MK Eitan Cabel (Zionist Union) said on Monday he believes that the chances of his party entering the coalition have diminished.

“I don’t know of negotiations and I hope there aren’t any. For me, there’s no door, no window and no cracks, but a cement wall separating between us and the government,” he told Haaretz.

“The issue that prevented our entry [to the coalition] with far better terms than are available today hasn’t changed: Bibi only speaks of the two-state solution and doesn’t do anything to advance it,” Cabel said, referring to Prime Minister Binyamin Netanyahu.

Cabel told Haaretz Netanyahu lacks “the courage and the ability to put it in the coalition agreement because he doesn’t have a majority to pass it in his party and in the coalition,” adding that Netanyahu was “offering words, not action.”

Coalition talks between the Zionist Union and the Likud appeared to be over when Netanyahu joined forces with Yisrael Beytenu and Avigdor Liberman, but Zionist Union leader Yitzhak Herzog hinted on Saturday that his party would reconsider joining the coalition if Netanyahu ousted the Jewish Home from the government.

The talks on a unity government with Zionist Union reportedly fizzled over Herzog’s demand for a unilateral division of Jerusalem, among other things.

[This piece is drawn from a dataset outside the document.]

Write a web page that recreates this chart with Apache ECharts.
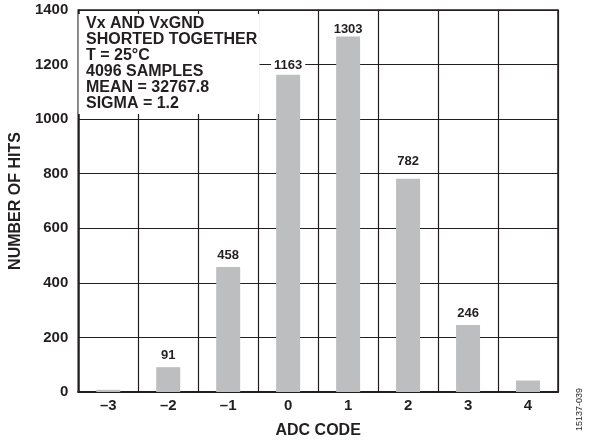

With Yisrael Beytenu’s entry to the government Zionist Union has ratcheted up its rhetoric against the “most right-wing government ever.”

But Netanyahu last week called to expand the coalition even further during a Likud faction meeting, in an apparent overture to Herzog.

Meanwhile, Zionist Union lawmaker Itzik Shmuli also clarified that the string of declarations by Netanyahu and Defense Minister Avigdor Liberman on their support of the two-state solution and the assessments that these were meant to advance the peace process aren’t enough for his party.

“No one is going to fall off their feet by Netanyahu’s peace comments,” he told Haaretz.

“The public criticism of his latest moves is sky-high. Is that why he suddenly remembered the peace process? Everything will be judged by actions and not empty comments,” added Shmuli.

Shmuli did not rule out that the Zionist Union would support any diplomatic move toward peace from the opposition. “With all due respect to the prime minister, he earned this suspiciousness with his endless zigzagging,” he added.